Would the caribou even take much notice of our being there? Of the 19 million acres we’ve set aside for them, Presidents Bush’s plan calls for exploration on only 2,000 acres. That’s one-hundredth of 1% of ANWR. ( New York City’s Central Park is 843 acres.)

Would drilling for oil in ANWR set a bad precedent? No. We’ve already drilled for gas and oil in 29 wildlife refuges without harming the creatures or the environment. You see, drilling for oil today isn’t what it was years ago. Remember the movies of wildcatters striking it rich when the well came in, and the oil gushed hundreds of feet in the air? It ain’t like that today. It’s all hi-tech with computers, new equipment that’s capable of amazing new techniques, labor unions, and EPA officials hovering about. Plus there’s always environmentalists hanging around with long range cameras, waiting for a mishap to film and report – as there should be. Labor Union boss, James P. Hoffa, and the Teamsters Union supported drilling in ANWR. Not only would it create around 735,000 new jobs, but “Alaskan oil fields currently use the most environmentally sensitive technology in the world,” he said.

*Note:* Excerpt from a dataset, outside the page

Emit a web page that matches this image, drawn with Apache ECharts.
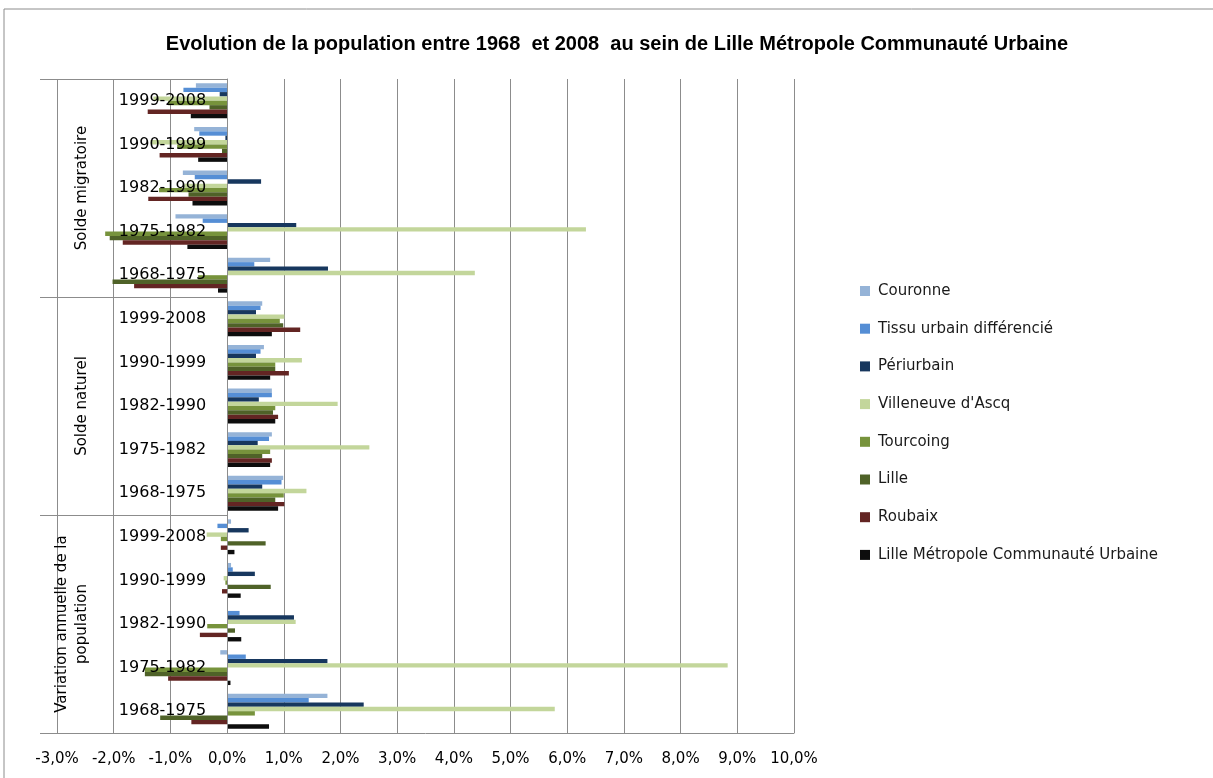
<!DOCTYPE html>
<html>
<head>
<meta charset="utf-8">
<script src="https://cdn.jsdelivr.net/npm/echarts@6/dist/echarts.min.js"></script>
<style>
    html, body { margin: 0; padding: 0; background: #fff; }
    #chart { width: 1213px; height: 778px; }
</style>
</head>
<body>
<div id="chart"></div>
<script>
// categories, bottom to top (same order as the chart)
const periods = ['1968-1975', '1975-1982', '1982-1990', '1990-1999', '1999-2008'];
const groups = ['Variation annuelle de la\npopulation', 'Solde naturel', 'Solde migratoire'];
const xTicks = [-3, -2, -1, 0, 1, 2, 3, 4, 5, 6, 7, 8, 9, 10];

// values in %, per group: variation (5), naturel (5), migratoire (5)
const couronne = [1.77, -0.12, 0.01, 0.07, 0.07, 0.99, 0.79, 0.79, 0.65, 0.62, 0.76, -0.91, -0.78, -0.58, -0.55];
const tissu = [1.44, 0.33, 0.22, 0.10, -0.17, 0.96, 0.74, 0.79, 0.59, 0.59, 0.48, -0.43, -0.57, -0.49, -0.77];
const periurbain = [2.41, 1.77, 1.18, 0.49, 0.38, 0.62, 0.54, 0.56, 0.51, 0.51, 1.78, 1.22, 0.60, -0.03, -0.13];
const villeneuve = [5.78, 8.83, 1.21, -0.06, -0.36, 1.40, 2.51, 1.95, 1.32, 1.01, 4.37, 6.33, -0.75, -1.35, -1.30];
const tourcoing = [0.49, -1.45, -0.35, -0.03, -0.11, 1.00, 0.76, 0.85, 0.85, 0.93, -0.51, -2.15, -1.20, -0.88, -1.04];
const lille = [-1.18, -1.45, 0.14, 0.77, 0.68, 0.85, 0.62, 0.81, 0.85, 0.99, -2.02, -2.07, -0.68, -0.09, -0.31];
const roubaix = [-0.63, -1.04, -0.48, -0.09, -0.11, 1.01, 0.79, 0.90, 1.09, 1.29, -1.64, -1.84, -1.39, -1.19, -1.40];
const lmcu = [0.74, 0.06, 0.25, 0.24, 0.13, 0.90, 0.76, 0.85, 0.76, 0.79, -0.16, -0.70, -0.61, -0.51, -0.64];

const seriesList = [
    { name: 'Couronne', data: couronne, color: '#95B3D7' },
    { name: 'Tissu urbain différencié', data: tissu, color: '#558ED5' },
    { name: 'Périurbain', data: periurbain, color: '#17375E' },
    { name: "Villeneuve d'Ascq", data: villeneuve, color: '#C3D69B' },
    { name: 'Tourcoing', data: tourcoing, color: '#77933C' },
    { name: 'Lille', data: lille, color: '#4F6228' },
    { name: 'Roubaix', data: roubaix, color: '#632523' },
    { name: 'Lille Métropole Communauté Urbaine', data: lmcu, color: '#0D0D0D' }
];

const categories = [];
groups.forEach(g => periods.forEach(p => categories.push(g + '|' + p)));

const font = 'DejaVu Sans';
const gridColor = '#8c8c8c';
const gridLeft = 57, gridRight = 419;
const xMin = xTicks[0], xMax = xTicks[xTicks.length - 1];
// the period labels sit next to the 0 line, as in the Excel original
const zeroOffset = -(0 - xMin) / (xMax - xMin) * (1213 - gridLeft - gridRight);

const chart = echarts.init(document.getElementById('chart'));

const series = seriesList.map(s => ({
    name: s.name,
    type: 'bar',
    data: s.data,
    itemStyle: { color: s.color },
    barGap: '0%',
    barCategoryGap: '20%'
}));

let options = {
    animation: false,
    title: {
        text: 'Evolution de la population entre 1968  et 2008  au sein de Lille Métropole Communauté Urbaine',
        left: 612,
        textAlign: 'center',
        top: 29,
        textStyle: {
            fontFamily: 'Liberation Sans',
            fontWeight: 'bold',
            fontSize: 20,
            color: '#000'
        }
    },
    legend: {
        data: seriesList.map(s => s.name),
        orient: 'vertical',
        left: 855,
        top: 277,
        icon: 'rect',
        itemWidth: 10,
        itemHeight: 10,
        itemGap: 19.7,
        textStyle: {
            fontFamily: font,
            fontSize: 15,
            lineHeight: 18,
            color: '#1a1a1a',
            padding: [0, 0, 0, 3]
        }
    },
    grid: {
        left: gridLeft,
        right: gridRight,
        top: 79,
        bottom: 45,
        outerBoundsMode: 'none'
    },
    xAxis: {
        type: 'value',
        min: xMin,
        max: xMax,
        interval: 1,
        axisLine: { show: true, onZero: false, lineStyle: { color: gridColor } },
        axisTick: { show: false },
        splitLine: { lineStyle: { color: gridColor, width: 1 } },
        axisLabel: {
            margin: 19,
            fontFamily: font,
            fontSize: 15,
            color: '#000',
            formatter: v => v.toFixed(1).replace('.', ',') + '%'
        }
    },
    yAxis: [{
        type: 'category',
        data: categories,
        position: 'left',
        offset: zeroOffset,
        z: 5,
        axisLine: { show: true, onZero: false, lineStyle: { color: gridColor } },
        axisTick: { show: false },
        axisLabel: {
            interval: 0,
            margin: 21,
            fontFamily: font,
            fontSize: 16,
            color: '#000',
            formatter: v => v.split('|')[1]
        }
    }, {
        // group separators
        type: 'category',
        data: groups,
        position: 'left',
        offset: 17,
        axisLine: { show: false, onZero: false },
        axisTick: {
            show: true,
            inside: true,
            length: 187,
            interval: 0,
            lineStyle: { color: gridColor }
        },
        axisLabel: { show: false }
    }, {
        // group labels
        type: 'category',
        data: groups,
        position: 'left',
        offset: -55,
        axisLine: { show: false, onZero: false },
        axisTick: { show: false },
        axisLabel: {
            interval: 0,
            rotate: 90,
            margin: 20,
            fontFamily: font,
            fontSize: 15,
            lineHeight: 20,
            color: '#000'
        }
    }],
    graphic: [{
        type: 'rect',
        shape: { x: 4, y: 9, width: 1300, height: 900 },
        style: { fill: null, stroke: '#8c8c8c', lineWidth: 1 },
        silent: true
    }],
    series: series
};
chart.setOption(options);
</script>
</body>
</html>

Minor oil spills at drill sites are inevitable, the same way gasoline tanker-truck accidents are inevitable. But should we stop drilling for oil or stop delivering gasoline to your town because of it?

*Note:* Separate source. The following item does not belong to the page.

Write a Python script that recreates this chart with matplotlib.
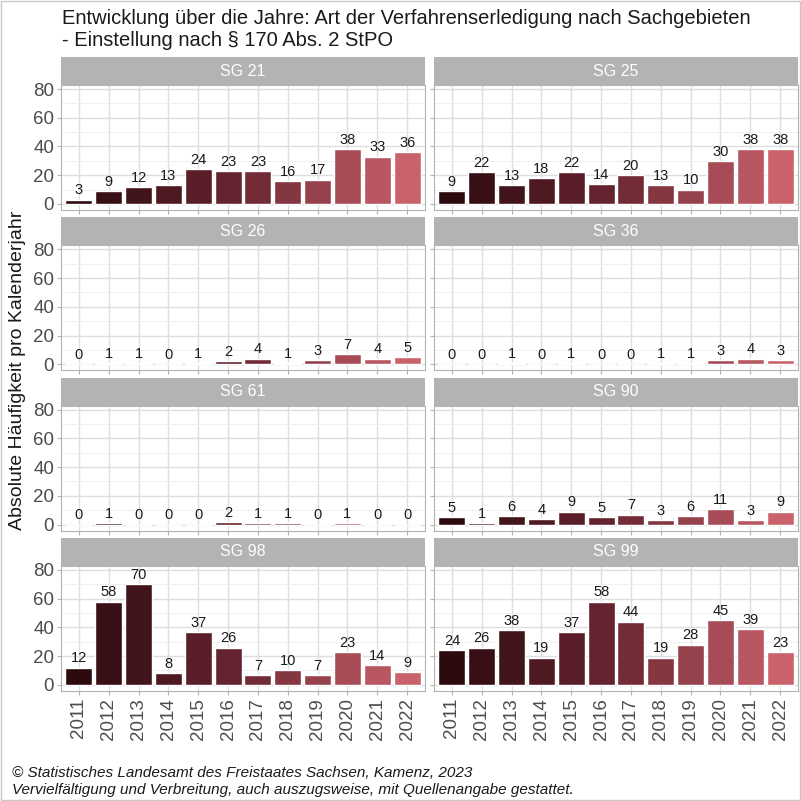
import numpy as np
import matplotlib
matplotlib.use('Agg')
import matplotlib.pyplot as plt
from matplotlib.colors import LinearSegmentedColormap
from matplotlib.patches import Rectangle

plt.rcParams['font.family'] = ['Liberation Sans', 'DejaVu Sans']

years = [str(y) for y in range(2011, 2023)]
panels = ["SG 21", "SG 25", "SG 26", "SG 36", "SG 61", "SG 90", "SG 98", "SG 99"]
sg21 = [3, 9, 12, 13, 24, 23, 23, 16, 17, 38, 33, 36]
sg25 = [9, 22, 13, 18, 22, 14, 20, 13, 10, 30, 38, 38]
sg26 = [0, 1, 1, 0, 1, 2, 4, 1, 3, 7, 4, 5]
sg36 = [0, 0, 1, 0, 1, 0, 0, 1, 1, 3, 4, 3]
sg61 = [0, 1, 0, 0, 0, 2, 1, 1, 0, 1, 0, 0]
sg90 = [5, 1, 6, 4, 9, 5, 7, 3, 6, 11, 3, 9]
sg98 = [12, 58, 70, 8, 37, 26, 7, 10, 7, 23, 14, 9]
sg99 = [24, 26, 38, 19, 37, 58, 44, 19, 28, 45, 39, 23]
values = [sg21, sg25, sg26, sg36, sg61, sg90, sg98, sg99]
yticks = [0, 20, 40, 60, 80]

cmap = LinearSegmentedColormap.from_list("wine", ["#2c0a0e", "#6a2631", "#c9626b"])
colors = [cmap(i / (len(years) - 1)) for i in range(len(years))]

W = H = 801
fig = plt.figure(figsize=(8.01, 8.01), dpi=100)
fig.patches.append(Rectangle((0.001, 0.001), 0.998, 0.998, transform=fig.transFigure,
                             fill=False, edgecolor="#c8c8c8", linewidth=1))

col_x = [61, 434]
ax_w = 364
strip_h = 28
ax_h = 125
x = np.arange(len(years))

for i, (name, vals) in enumerate(zip(panels, values)):
    r, c = divmod(i, 2)
    top = 57 + 160.3 * r
    left = col_x[c]
    ax = fig.add_axes([left / W, 1 - (top + strip_h + ax_h) / H, ax_w / W, ax_h / H])
    sax = fig.add_axes([left / W, 1 - (top + strip_h) / H, ax_w / W, strip_h / H])
    sax.set_facecolor("#b3b3b3")
    sax.set_xticks([]); sax.set_yticks([])
    for s in sax.spines.values():
        s.set_visible(False)
    sax.text(0.5, 0.5, name, color="white", ha="center", va="center", fontsize=11.5,
             transform=sax.transAxes)

    ax.bar(x, vals, width=0.9, color=colors, edgecolor="white", linewidth=1, zorder=3)
    for xi, v in zip(x, vals):
        ax.text(xi, v + 1.5, str(v), ha="center", va="bottom", fontsize=10.5, color="#1a1a1a", zorder=4)
    ax.set_xlim(-0.6, len(years) - 0.4)
    ax.set_ylim(-4.2, 82.8)
    ax.set_yticks(yticks)
    ax.set_yticks([10, 30, 50, 70], minor=True)
    ax.set_xticks(x)
    ax.grid(True, which="major", color="#dedede", linewidth=1, zorder=0)
    ax.grid(True, which="minor", axis="y", color="#eeeeee", linewidth=0.6, zorder=0)
    ax.set_axisbelow(True)
    for s in ax.spines.values():
        s.set_color("#b3b3b3")
    ax.tick_params(axis="both", which="major", color="#b3b3b3", length=3, labelsize=13.5,
                   labelcolor="#4d4d4d", pad=2)
    ax.tick_params(axis="both", which="minor", length=0)
    if c == 0:
        ax.set_yticklabels([str(t) for t in yticks])
    else:
        ax.set_yticklabels([])
    if r == 3:
        ax.set_xticklabels(years, rotation=90)
    else:
        ax.set_xticklabels([])

fig.text(62 / W, 1 - 18 / H, "Entwicklung über die Jahre: Art der Verfahrenserledigung nach Sachgebieten",
         fontsize=14.5, va="center", ha="left", color="#1a1a1a")
fig.text(62 / W, 1 - 40 / H, "- Einstellung nach § 170 Abs. 2 StPO",
         fontsize=14.5, va="center", ha="left", color="#1a1a1a")
fig.text(18 / W, 1 - 370 / H, "Absolute Häufigkeit pro Kalenderjahr", rotation=90,
         fontsize=14, va="center", ha="center", color="#1a1a1a")
fig.text(12 / W, 1 - 773 / H, "© Statistisches Landesamt des Freistaates Sachsen, Kamenz, 2023",
         fontsize=11, style="italic", va="center", ha="left", color="#1a1a1a")
fig.text(12 / W, 1 - 790 / H, "Vervielfältigung und Verbreitung, auch auszugsweise, mit Quellenangabe gestattet.",
         fontsize=11, style="italic", va="center", ha="left", color="#1a1a1a")

fig.savefig("out.png", dpi=100)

If some caribou were curious enough to come close to a moving vehicle or a drilling platform, and could somehow be threatened, the Conservatives in Congress passed legislation that would have given the Secretary of the Interior power to halt oil development during the summer. Clinton vetoed it.

Developing the oil fields in ANWR had the support of 75% of Alaskans, most of the state government (including the Democrat Governor Tony Knowles), and even the Eskimos. The Mayor of the Eskimo’s North Slope Borough, G. N. Ahmaogak, said, “We know that development of energy in ANWR is a responsible use of the land. People who have never been to Alaska but are opposing ANWR oil development need to visit and speak to us.”

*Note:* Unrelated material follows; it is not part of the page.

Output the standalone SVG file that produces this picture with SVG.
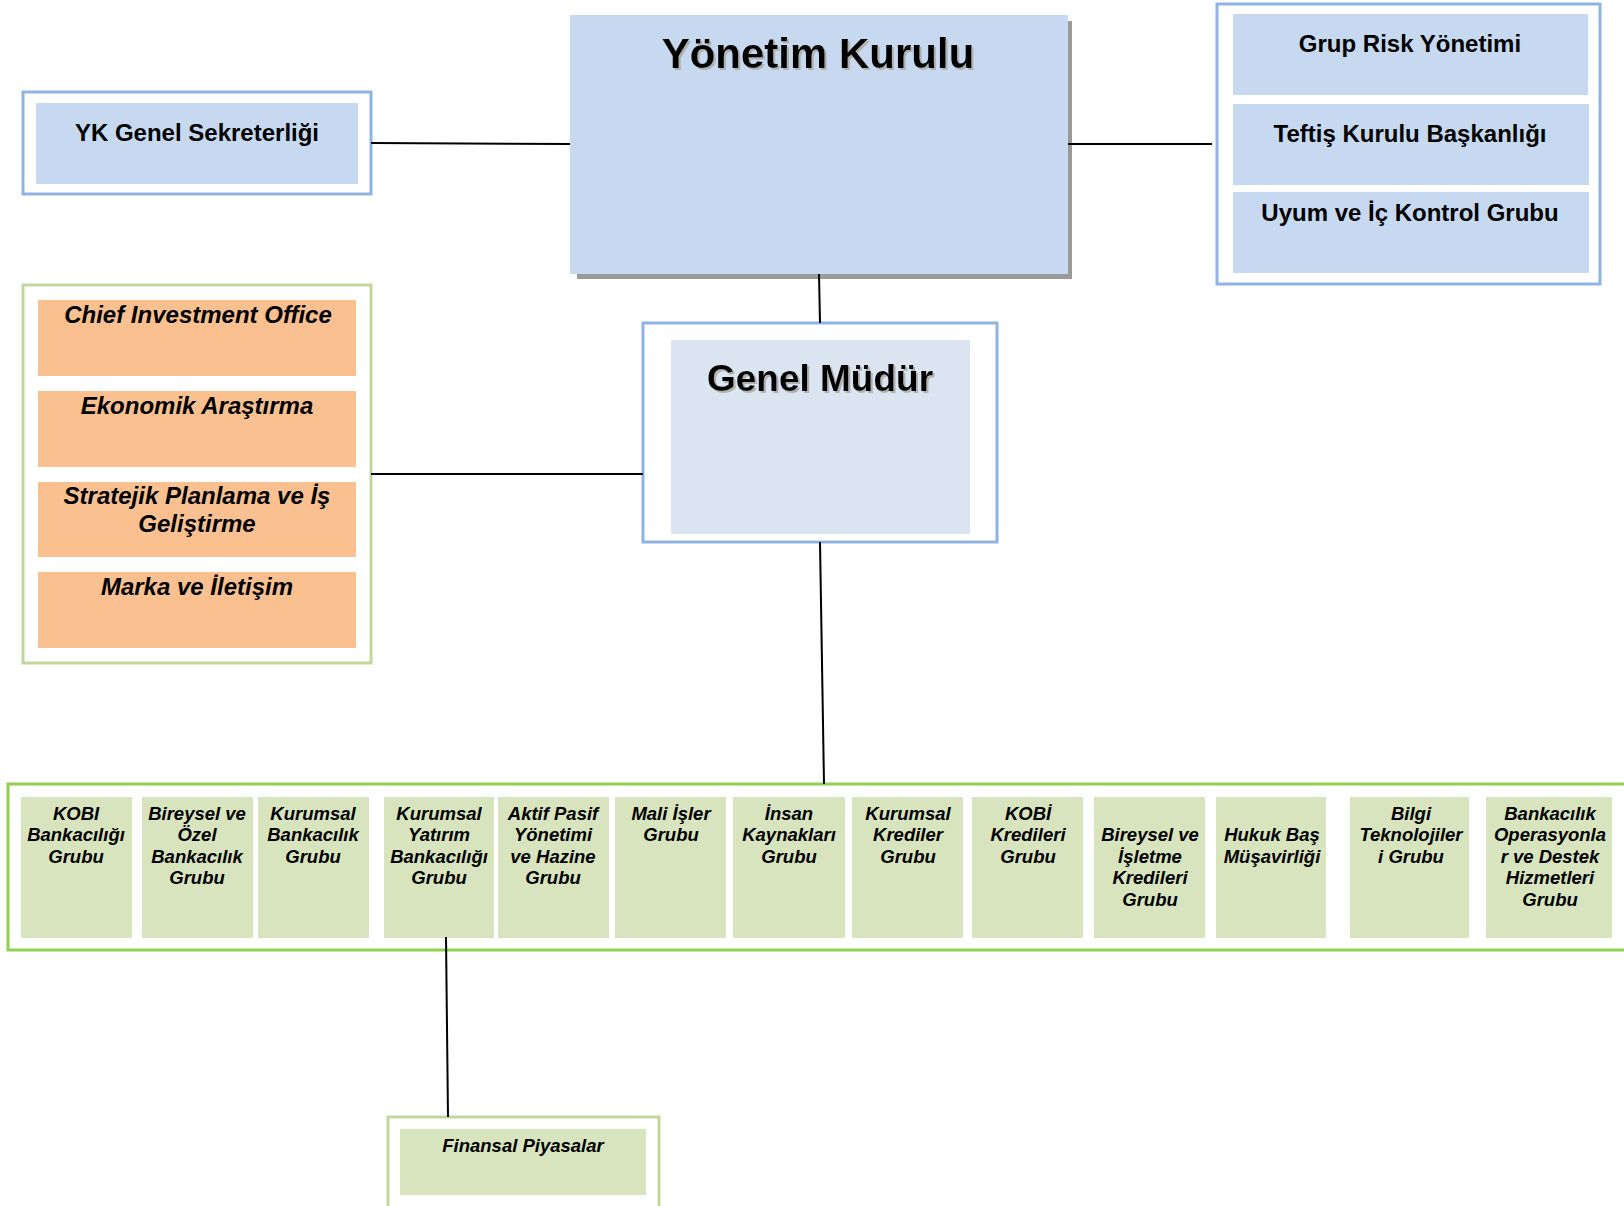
<svg xmlns="http://www.w3.org/2000/svg" width="1624" height="1206" viewBox="0 0 1624 1206">
<defs>
<filter id="ts" x="-5%" y="-20%" width="115%" height="150%">
<feDropShadow dx="2" dy="2" stdDeviation="0.6" flood-color="#b0b0b0" flood-opacity="1"/>
</filter>
<style>
text{font-family:"Liberation Sans",Arial,sans-serif;fill:#000;text-anchor:middle}
.bl{fill:#C6D9F1}
.gm{fill:#DBE5F1}
.or{fill:#FAC090}
.gr{fill:#D7E4BD}
.bb{fill:none;stroke:#8EB4E3;stroke-width:3}
.lg{fill:none;stroke:#C3D69B;stroke-width:3}
.bg{fill:none;stroke:#92D050;stroke-width:3}
.t24{font-size:24px;font-weight:bold}
.ti24{font-size:24px;font-weight:bold;font-style:italic}
.ti18{font-size:18.5px;font-weight:bold;font-style:italic}
.big{font-weight:bold;filter:url(#ts)}
.cn{stroke:#000;stroke-width:2;fill:none}
</style>
</defs>
<rect width="1624" height="1206" fill="#fff"/>

<g id="yk-genel-sekreterligi">
<rect class="bb" x="23" y="92" width="348" height="102"/>
<rect class="bl" x="36" y="103" width="322" height="81"/>
<text class="t24" x="197" y="141">YK Genel Sekreterliği</text>
</g>

<g id="yonetim-kurulu">
<rect x="577" y="21" width="495" height="258" fill="#9a9a9a"/>
<rect class="bl" x="570" y="15" width="498" height="259"/>
<text class="big" x="818" y="68" font-size="42">Yönetim Kurulu</text>
</g>

<g id="denetim-grubu">
<rect class="bb" x="1217" y="4" width="383" height="280"/>
<rect class="bl" x="1233" y="14" width="355" height="81"/>
<text class="t24" x="1410" y="52">Grup Risk Yönetimi</text>
<rect class="bl" x="1233" y="104" width="356" height="81"/>
<text class="t24" x="1410" y="142">Teftiş Kurulu Başkanlığı</text>
<rect class="bl" x="1233" y="192" width="356" height="81"/>
<text class="t24" x="1410" y="221">Uyum ve İç Kontrol Grubu</text>
</g>

<g id="genel-mudur">
<rect class="bb" x="643" y="323" width="354" height="219"/>
<rect class="gm" x="671" y="340" width="299" height="194"/>
<text class="big" x="820" y="391" font-size="37">Genel Müdür</text>
</g>

<g id="strateji-grubu">
<rect class="lg" x="23" y="285" width="348" height="378"/>
<rect class="or" x="38" y="300" width="318" height="76"/>
<text class="ti24" x="198" y="323">Chief Investment Office</text>
<rect class="or" x="38" y="391" width="318" height="76"/>
<text class="ti24" x="197" y="414">Ekonomik Araştırma</text>
<rect class="or" x="38" y="482" width="318" height="75"/>
<text class="ti24" x="197" y="504">Stratejik Planlama ve İş</text>
<text class="ti24" x="197" y="532">Geliştirme</text>
<rect class="or" x="38" y="572" width="318" height="76"/>
<text class="ti24" x="197" y="595">Marka ve İletişim</text>
</g>

<g id="is-gruplari">
<rect class="bg" x="8" y="784" width="1630" height="166"/>
</g>

<g id="kobi-bankaciligi">
<rect class="gr" x="21" y="797" width="111" height="141"/>
<text class="ti18" x="76" y="820">KOBI</text>
<text class="ti18" x="76" y="841">Bankacılığı</text>
<text class="ti18" x="76" y="863">Grubu</text>
</g>
<g id="bireysel-ozel">
<rect class="gr" x="142" y="797" width="111" height="141"/>
<text class="ti18" x="197" y="820">Bireysel ve</text>
<text class="ti18" x="197" y="841">Özel</text>
<text class="ti18" x="197" y="863">Bankacılık</text>
<text class="ti18" x="197" y="884">Grubu</text>
</g>
<g id="kurumsal-bankacilik">
<rect class="gr" x="258" y="797" width="111" height="141"/>
<text class="ti18" x="313" y="820">Kurumsal</text>
<text class="ti18" x="313" y="841">Bankacılık</text>
<text class="ti18" x="313" y="863">Grubu</text>
</g>
<g id="kurumsal-yatirim">
<rect class="gr" x="384" y="797" width="110" height="141"/>
<text class="ti18" x="439" y="820">Kurumsal</text>
<text class="ti18" x="439" y="841">Yatırım</text>
<text class="ti18" x="439" y="863">Bankacılığı</text>
<text class="ti18" x="439" y="884">Grubu</text>
</g>
<g id="aktif-pasif">
<rect class="gr" x="498" y="797" width="111" height="141"/>
<text class="ti18" x="553" y="820">Aktif Pasif</text>
<text class="ti18" x="553" y="841">Yönetimi</text>
<text class="ti18" x="553" y="863">ve Hazine</text>
<text class="ti18" x="553" y="884">Grubu</text>
</g>
<g id="mali-isler">
<rect class="gr" x="615" y="797" width="111" height="141"/>
<text class="ti18" x="671" y="820">Mali İşler</text>
<text class="ti18" x="671" y="841">Grubu</text>
</g>
<g id="insan-kaynaklari">
<rect class="gr" x="733" y="797" width="112" height="141"/>
<text class="ti18" x="789" y="820">İnsan</text>
<text class="ti18" x="789" y="841">Kaynakları</text>
<text class="ti18" x="789" y="863">Grubu</text>
</g>
<g id="kurumsal-krediler">
<rect class="gr" x="852" y="797" width="111" height="141"/>
<text class="ti18" x="908" y="820">Kurumsal</text>
<text class="ti18" x="908" y="841">Krediler</text>
<text class="ti18" x="908" y="863">Grubu</text>
</g>
<g id="kobi-kredileri">
<rect class="gr" x="972" y="797" width="111" height="141"/>
<text class="ti18" x="1028" y="820">KOBİ</text>
<text class="ti18" x="1028" y="841">Kredileri</text>
<text class="ti18" x="1028" y="863">Grubu</text>
</g>
<g id="bireysel-isletme">
<rect class="gr" x="1094" y="797" width="111" height="141"/>
<text class="ti18" x="1150" y="841">Bireysel ve</text>
<text class="ti18" x="1150" y="863">İşletme</text>
<text class="ti18" x="1150" y="884">Kredileri</text>
<text class="ti18" x="1150" y="906">Grubu</text>
</g>
<g id="hukuk">
<rect class="gr" x="1216" y="797" width="110" height="141"/>
<text class="ti18" x="1272" y="841">Hukuk Baş</text>
<text class="ti18" x="1272" y="863">Müşavirliği</text>
</g>
<g id="bilgi-teknolojileri">
<rect class="gr" x="1350" y="797" width="119" height="141"/>
<text class="ti18" x="1411" y="820">Bilgi</text>
<text class="ti18" x="1411" y="841">Teknolojiler</text>
<text class="ti18" x="1411" y="863">i Grubu</text>
</g>
<g id="bankacilik-operasyonlari">
<rect class="gr" x="1486" y="797" width="126" height="141"/>
<text class="ti18" x="1550" y="820">Bankacılık</text>
<text class="ti18" x="1550" y="841">Operasyonla</text>
<text class="ti18" x="1550" y="863">r ve Destek</text>
<text class="ti18" x="1550" y="884">Hizmetleri</text>
<text class="ti18" x="1550" y="906">Grubu</text>
</g>

<g id="finansal-piyasalar">
<rect class="lg" x="388" y="1117" width="271" height="100"/>
<rect class="gr" x="400" y="1129" width="246" height="66"/>
<text class="ti18" x="523" y="1152">Finansal Piyasalar</text>
</g>

<g id="connectors">
<line class="cn" x1="371" y1="143" x2="570" y2="144"/>
<line class="cn" x1="1068" y1="144" x2="1212" y2="144"/>
<line class="cn" x1="819" y1="274" x2="820" y2="323"/>
<line class="cn" x1="371" y1="474" x2="643" y2="474"/>
<line class="cn" x1="820" y1="542" x2="824" y2="784"/>
<line class="cn" x1="446" y1="937" x2="448" y2="1117"/>
</g>
</svg>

When the ANWR oil development legislation was put to a vote the Senate shot it down 54 to 46. How did your Senators vote?

Some of the anti-oil politicians and activists responsible for this are Clinton, Gore, Daschle, Lieberman, John Edwards, Joe Biden, Robert Kennedy, Jr., Jimmy Carter, Walter Mondale, Jerry Brown, HRClinton, Ted Turner, Brooks Yeager (World Wildlife Fund), Deb Callahan (League of Conservation Voters), Brad Pitt, Jennifer Aniston, John Travolta, Martin Sheen, Mary Tyler Moore, Ed Asner, Norman Lear, and the Sierra Club. Even the Democrat’s 2000 Party platform had a plank that demanded a ban on oil drilling in ANWR. Thanks guys. Did you check your brains at the door?